╭──

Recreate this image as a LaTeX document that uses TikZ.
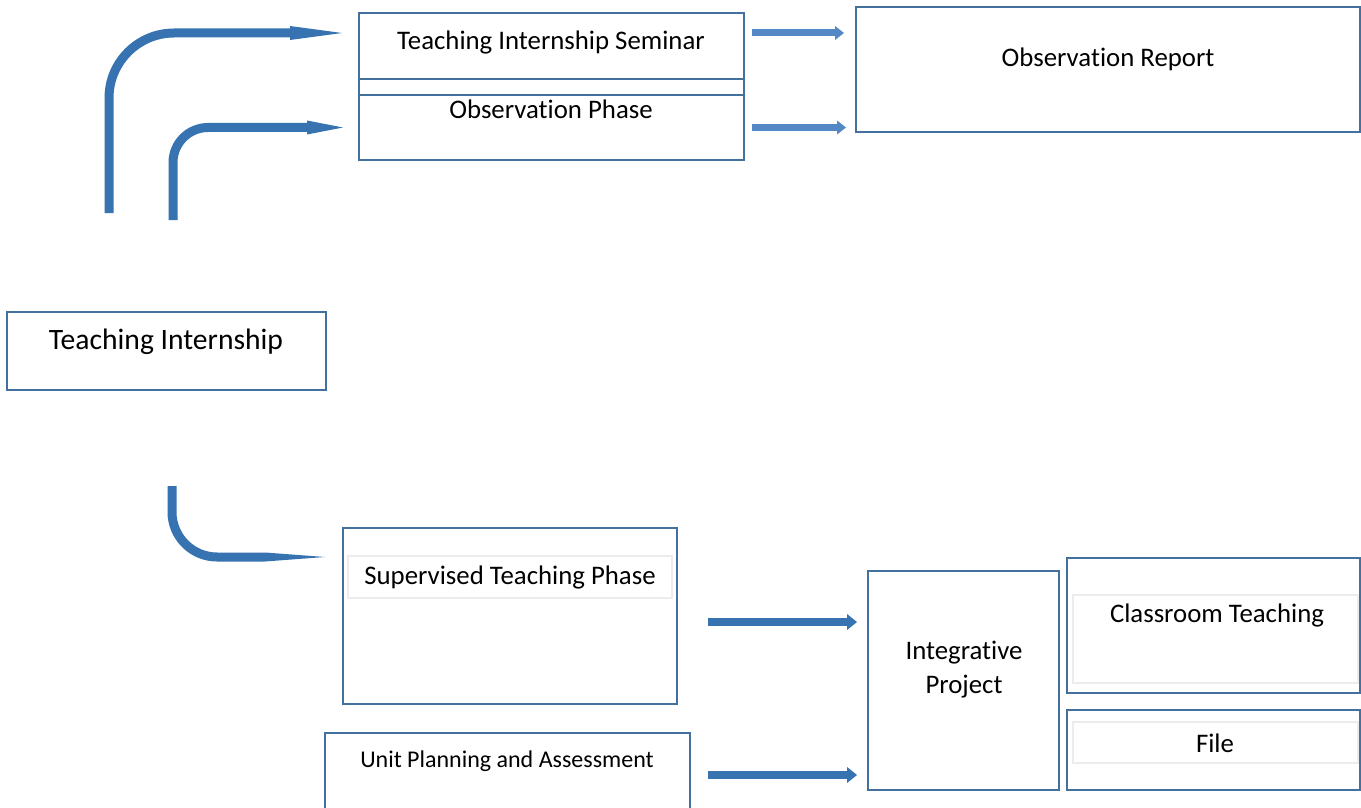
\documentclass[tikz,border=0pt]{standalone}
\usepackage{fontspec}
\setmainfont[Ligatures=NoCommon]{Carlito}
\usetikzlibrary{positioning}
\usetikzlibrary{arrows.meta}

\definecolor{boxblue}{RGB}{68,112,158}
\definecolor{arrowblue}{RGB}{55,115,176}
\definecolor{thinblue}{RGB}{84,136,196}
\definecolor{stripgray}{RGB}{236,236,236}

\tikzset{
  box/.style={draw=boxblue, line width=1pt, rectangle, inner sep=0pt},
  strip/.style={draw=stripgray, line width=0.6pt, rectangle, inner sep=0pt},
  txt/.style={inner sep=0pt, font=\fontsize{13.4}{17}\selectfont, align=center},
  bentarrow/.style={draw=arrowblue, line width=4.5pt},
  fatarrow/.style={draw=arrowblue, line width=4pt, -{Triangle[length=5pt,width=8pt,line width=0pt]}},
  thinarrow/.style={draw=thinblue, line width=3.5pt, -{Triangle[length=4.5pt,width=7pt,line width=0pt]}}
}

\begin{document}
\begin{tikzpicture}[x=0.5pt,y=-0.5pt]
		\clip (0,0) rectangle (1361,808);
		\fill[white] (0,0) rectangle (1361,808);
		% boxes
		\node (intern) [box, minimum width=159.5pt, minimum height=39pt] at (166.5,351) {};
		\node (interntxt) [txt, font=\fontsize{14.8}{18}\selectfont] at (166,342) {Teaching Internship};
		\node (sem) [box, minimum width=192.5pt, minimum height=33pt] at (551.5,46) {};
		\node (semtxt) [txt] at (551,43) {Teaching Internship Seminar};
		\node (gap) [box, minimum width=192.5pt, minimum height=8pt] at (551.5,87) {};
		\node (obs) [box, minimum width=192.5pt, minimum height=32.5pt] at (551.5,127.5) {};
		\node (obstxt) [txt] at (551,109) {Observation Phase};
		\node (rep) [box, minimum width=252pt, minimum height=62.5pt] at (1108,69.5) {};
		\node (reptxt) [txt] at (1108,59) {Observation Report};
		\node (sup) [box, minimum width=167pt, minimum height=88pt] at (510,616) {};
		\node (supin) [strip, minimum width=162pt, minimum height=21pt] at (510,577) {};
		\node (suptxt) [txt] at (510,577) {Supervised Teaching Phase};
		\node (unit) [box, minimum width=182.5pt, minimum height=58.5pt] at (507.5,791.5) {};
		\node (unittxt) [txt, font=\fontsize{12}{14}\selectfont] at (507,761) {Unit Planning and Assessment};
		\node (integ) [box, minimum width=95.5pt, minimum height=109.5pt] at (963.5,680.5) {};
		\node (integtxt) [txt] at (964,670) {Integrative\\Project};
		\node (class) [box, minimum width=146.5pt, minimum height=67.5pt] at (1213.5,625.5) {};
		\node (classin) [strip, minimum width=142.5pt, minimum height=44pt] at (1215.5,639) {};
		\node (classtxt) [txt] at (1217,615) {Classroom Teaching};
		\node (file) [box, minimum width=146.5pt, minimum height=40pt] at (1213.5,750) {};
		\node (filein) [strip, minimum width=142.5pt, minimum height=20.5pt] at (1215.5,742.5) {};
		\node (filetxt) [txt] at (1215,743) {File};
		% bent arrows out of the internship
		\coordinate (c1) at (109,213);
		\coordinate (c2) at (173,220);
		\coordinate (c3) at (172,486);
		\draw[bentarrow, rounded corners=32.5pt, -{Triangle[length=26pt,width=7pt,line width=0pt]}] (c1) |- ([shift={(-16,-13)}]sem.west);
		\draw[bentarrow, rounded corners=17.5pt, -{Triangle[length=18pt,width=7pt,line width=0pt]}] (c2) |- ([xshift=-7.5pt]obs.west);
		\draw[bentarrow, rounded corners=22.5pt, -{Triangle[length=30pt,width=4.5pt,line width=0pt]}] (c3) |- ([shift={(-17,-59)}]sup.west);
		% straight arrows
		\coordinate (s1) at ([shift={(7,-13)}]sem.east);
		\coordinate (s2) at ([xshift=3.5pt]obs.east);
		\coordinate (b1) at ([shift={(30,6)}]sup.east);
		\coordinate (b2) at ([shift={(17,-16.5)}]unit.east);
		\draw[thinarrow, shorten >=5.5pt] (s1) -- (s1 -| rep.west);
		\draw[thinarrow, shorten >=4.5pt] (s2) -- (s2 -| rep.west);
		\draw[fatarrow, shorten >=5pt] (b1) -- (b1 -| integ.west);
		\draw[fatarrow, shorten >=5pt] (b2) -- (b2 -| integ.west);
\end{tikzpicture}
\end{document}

╰──

Skip every picture and transcribe the data above exactly.

**Exercise response:**
Recreate this image as a LaTeX document that uses TikZ.
\documentclass[tikz,border=0pt]{standalone}
\usepackage{fontspec}
\setmainfont[Ligatures=NoCommon]{Carlito}
\usetikzlibrary{positioning}
\usetikzlibrary{arrows.meta}

\definecolor{boxblue}{RGB}{68,112,158}
\definecolor{arrowblue}{RGB}{55,115,176}
\definecolor{thinblue}{RGB}{84,136,196}
\definecolor{stripgray}{RGB}{236,236,236}

\tikzset{
  box/.style={draw=boxblue, line width=1pt, rectangle, inner sep=0pt},
  strip/.style={draw=stripgray, line width=0.6pt, rectangle, inner sep=0pt},
  txt/.style={inner sep=0pt, font=\fontsize{13.4}{17}\selectfont, align=center},
  bentarrow/.style={draw=arrowblue, line width=4.5pt},
  fatarrow/.style={draw=arrowblue, line width=4pt, -{Triangle[length=5pt,width=8pt,line width=0pt]}},
  thinarrow/.style={draw=thinblue, line width=3.5pt, -{Triangle[length=4.5pt,width=7pt,line width=0pt]}}
}

\begin{document}
\begin{tikzpicture}[x=0.5pt,y=-0.5pt]
		\clip (0,0) rectangle (1361,808);
		\fill[white] (0,0) rectangle (1361,808);
		% boxes
		\node (intern) [box, minimum width=159.5pt, minimum height=39pt] at (166.5,351) {};
		\node (interntxt) [txt, font=\fontsize{14.8}{18}\selectfont] at (166,342) {Teaching Internship};
		\node (sem) [box, minimum width=192.5pt, minimum height=33pt] at (551.5,46) {};
		\node (semtxt) [txt] at (551,43) {Teaching Internship Seminar};
		\node (gap) [box, minimum width=192.5pt, minimum height=8pt] at (551.5,87) {};
		\node (obs) [box, minimum width=192.5pt, minimum height=32.5pt] at (551.5,127.5) {};
		\node (obstxt) [txt] at (551,109) {Observation Phase};
		\node (rep) [box, minimum width=252pt, minimum height=62.5pt] at (1108,69.5) {};
		\node (reptxt) [txt] at (1108,59) {Observation Report};
		\node (sup) [box, minimum width=167pt, minimum height=88pt] at (510,616) {};
		\node (supin) [strip, minimum width=162pt, minimum height=21pt] at (510,577) {};
		\node (suptxt) [txt] at (510,577) {Supervised Teaching Phase};
		\node (unit) [box, minimum width=182.5pt, minimum height=58.5pt] at (507.5,791.5) {};
		\node (unittxt) [txt, font=\fontsize{12}{14}\selectfont] at (507,761) {Unit Planning and Assessment};
		\node (integ) [box, minimum width=95.5pt, minimum height=109.5pt] at (963.5,680.5) {};
		\node (integtxt) [txt] at (964,670) {Integrative\\Project};
		\node (class) [box, minimum width=146.5pt, minimum height=67.5pt] at (1213.5,625.5) {};
		\node (classin) [strip, minimum width=142.5pt, minimum height=44pt] at (1215.5,639) {};
		\node (classtxt) [txt] at (1217,615) {Classroom Teaching};
		\node (file) [box, minimum width=146.5pt, minimum height=40pt] at (1213.5,750) {};
		\node (filein) [strip, minimum width=142.5pt, minimum height=20.5pt] at (1215.5,742.5) {};
		\node (filetxt) [txt] at (1215,743) {File};
		% bent arrows out of the internship
		\coordinate (c1) at (109,213);
		\coordinate (c2) at (173,220);
		\coordinate (c3) at (172,486);
		\draw[bentarrow, rounded corners=32.5pt, -{Triangle[length=26pt,width=7pt,line width=0pt]}] (c1) |- ([shift={(-16,-13)}]sem.west);
		\draw[bentarrow, rounded corners=17.5pt, -{Triangle[length=18pt,width=7pt,line width=0pt]}] (c2) |- ([xshift=-7.5pt]obs.west);
		\draw[bentarrow, rounded corners=22.5pt, -{Triangle[length=30pt,width=4.5pt,line width=0pt]}] (c3) |- ([shift={(-17,-59)}]sup.west);
		% straight arrows
		\coordinate (s1) at ([shift={(7,-13)}]sem.east);
		\coordinate (s2) at ([xshift=3.5pt]obs.east);
		\coordinate (b1) at ([shift={(30,6)}]sup.east);
		\coordinate (b2) at ([shift={(17,-16.5)}]unit.east);
		\draw[thinarrow, shorten >=5.5pt] (s1) -- (s1 -| rep.west);
		\draw[thinarrow, shorten >=4.5pt] (s2) -- (s2 -| rep.west);
		\draw[fatarrow, shorten >=5pt] (b1) -- (b1 -| integ.west);
		\draw[fatarrow, shorten >=5pt] (b2) -- (b2 -| integ.west);
\end{tikzpicture}
\end{document}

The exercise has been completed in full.